Ragnar Relay’s Bourbon Chase “A 200-ish mile running relay across the Bluegrass State that winds its way through the historic Kentucky Bourbon Trail.”
Ragnar Relay’s Bourbon Chase, Wild Turkey Distillery, Kentucky, mid-October 2018.
Throngs waited in misty coldness, large spotlights providing reprieve from the dark. The hillside below Wild Turkey peppered with teams moving up and down the dirt path welcoming one teammate and sending the next away. Music filling the night from parking area to porta potty to the relay path.
Our team took our place on the hillside and waited. Each runner materialized on the path, phantoms suddenly made human, with a “baton” in outstretched hand as s/he entered the exchange and finished the leg. The next in line grabbed the “baton” and slapped it across a wrist, dematerializing into the dark.
We knew the mile/minute pace for each of our teammates, but technology confirmed our calculations as we texted our ETA whenever a signal allowed. We had a few minutes before our teammate would arrive. A few of the team bought hot drinks. As I was up next, I found the port toilet, then did what I could to stay warm.
I had a fractured patella 7 months prior, giving me only 4 months to prepare for my multiple 5-6 mile runs. Beginning my walk-to-run program, again, I eventually made my way to “2-a-days” to get my body prepared for the short number of hours between my segments. Realizing a few weeks out my time wasn’t quite fast enough, I did tempo-type runs, improving my pace as much as possible. . .

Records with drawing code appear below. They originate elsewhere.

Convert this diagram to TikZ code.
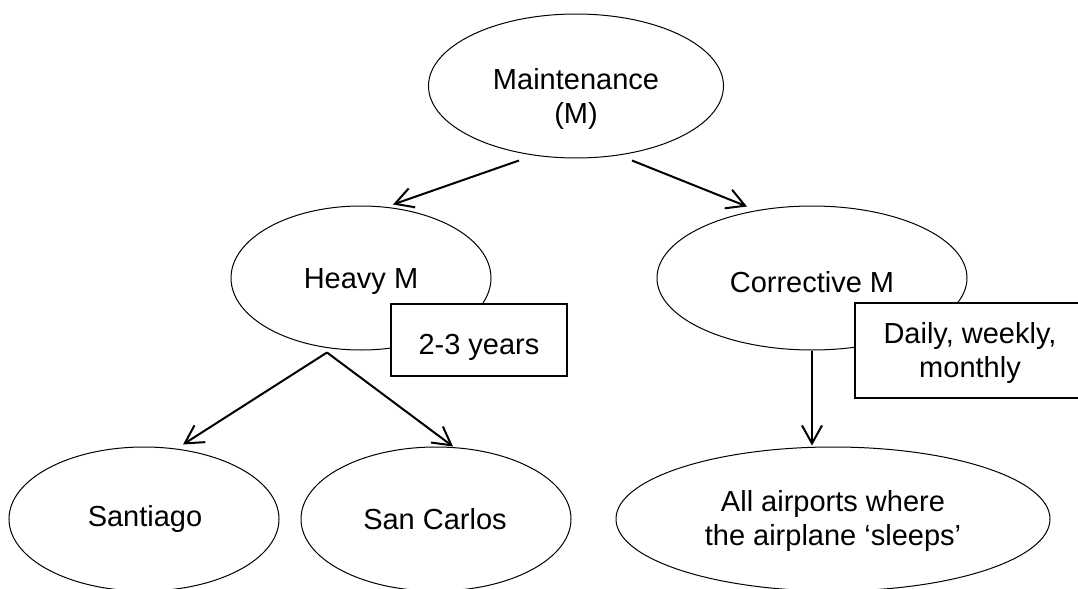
\documentclass[tikz,border=0pt]{standalone}
\usepackage{fontspec}
\setmainfont{Liberation Sans}
\usetikzlibrary{shapes.geometric,arrows.meta,calc}
\begin{document}
\begin{tikzpicture}[x=0.5pt,y=-0.5pt,
  oval/.style={ellipse, draw, line width=0.5pt, inner sep=0pt, minimum height=72pt},
  tag/.style={rectangle, draw, fill=white, line width=0.7pt, inner sep=0pt},
  lbl/.style={font=\fontsize{14.5}{17}\selectfont, align=center, inner sep=0pt},
  link/.style={line width=1pt, -{Straight Barb[length=9pt,width=10pt,line width=1pt]}}]
\useasboundingbox (0,0) rectangle (1078,589);
\clip (0,0) rectangle (1078,589);

% ellipses of the maintenance tree
\node[oval, minimum width=147.5pt] (m)  at (576,86)  {};
\node[oval, minimum width=130pt]   (h)  at (361,278) {};
\node[oval, minimum width=155pt]   (c)  at (812,278) {};
\node[oval, minimum width=135pt]   (s)  at (144,519) {};
\node[oval, minimum width=135pt]   (sc) at (436,519) {};
\node[oval, minimum width=217pt]   (ap) at (833,519) {};

\node[lbl] (mt)  at (576,99)  {Maintenance\\(M)};
\node[lbl] (ht)  at (361,282) {Heavy M};
\node[lbl] (ct)  at (812,282) {Corrective M};
\node[lbl] (st)  at (145,519) {Santiago};
\node[lbl] (sct) at (435,519) {San Carlos};
\node[lbl] (apt) at (833,521) {All airports where\\the airplane ‘sleeps’};

% connectors
\coordinate (hs) at ($(h.south)+(-34,2)$);
\draw[link] ($(m.south)+(-57,2)$) -- ($(h.north)+(32,-1)$);
\draw[link] ($(m.south)+(56,2)$)  -- ($(c.north)+(-65,1)$);
\draw[link] (hs) -- ($(s.north)+(39,-2)$);
\draw[link] (hs) -- ($(sc.north)+(17,0)$);
\draw[link] (c.south) -- ($(ap.north)+(-21,-1)$);

% frequency notes
\node[tag, minimum width=88pt, minimum height=36pt] (yrs) at (479,340) {};
\node[lbl] (yrst) at (479,347) {2-3 years};
\node[tag, minimum width=117.5pt, minimum height=47.5pt] (freq) at (972.5,350.5) {};
\node[lbl] (freqt) at (970,353) {Daily, weekly,\\monthly};
\end{tikzpicture}
\end{document}
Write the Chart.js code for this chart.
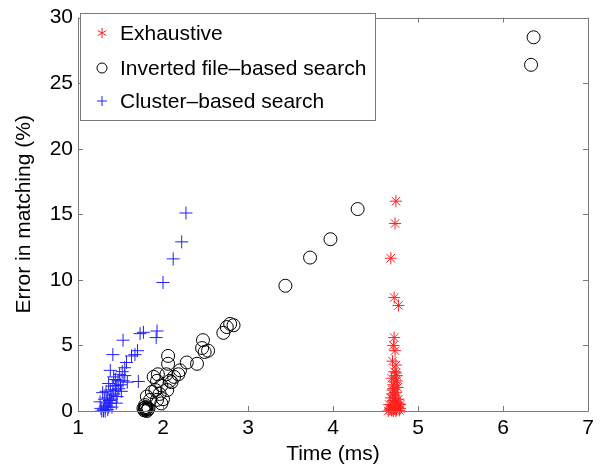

So, I stood at the hillcrest, waiting to start my last leg of the journey. I had slept in the hotel with the team, but could have slept more. The temperature, weather and atmosphere at Wild Turkey was antithetical to my preferences of warm, still and quiet places. Yet two years prior, when Jeno and I happened upon The Bourbon Chase while exploring the Kentucky countryside, I whispered a prayer to run this race. Two years later, cold, tired and soon to run my last segment, well, it was a gift.
My turn arrived. Eschewing the dirt path to the exchange area, I went down the hillside through the grass. Standing just outside of the barriers separating the crowd from the runners, I looked down the path for my phantom. He appeared, and I took my spot in the box, arm extended and hand opened wide.
Receiving the baton, I slapped it around my wrist and started jogging – away from the noise and lights and crowd – down to the bridge and the wonders of starlight above and river below and me – suspended between the two – the wind whipping my eyes to tears as Orion beamed above.
In those few moments, all the recovery and training, the cold and tired, the pushing of my body melted into a river of gratitude – gratitude for stars and water and engineering – for strength and heart and lungs – for having the joy of running in the middle of the night in cold Kentucky wind.
At the end of that leg, Jeno picked me up and we drove - as the dawn was breaking - back into Lexington. I performed my friend’s wedding that evening after a few hours of napping. People told me I was glowing that night, but maybe it was the wonder of the world bathed in twilight received and reflected – my body, the moon, to the universe’s glorious light.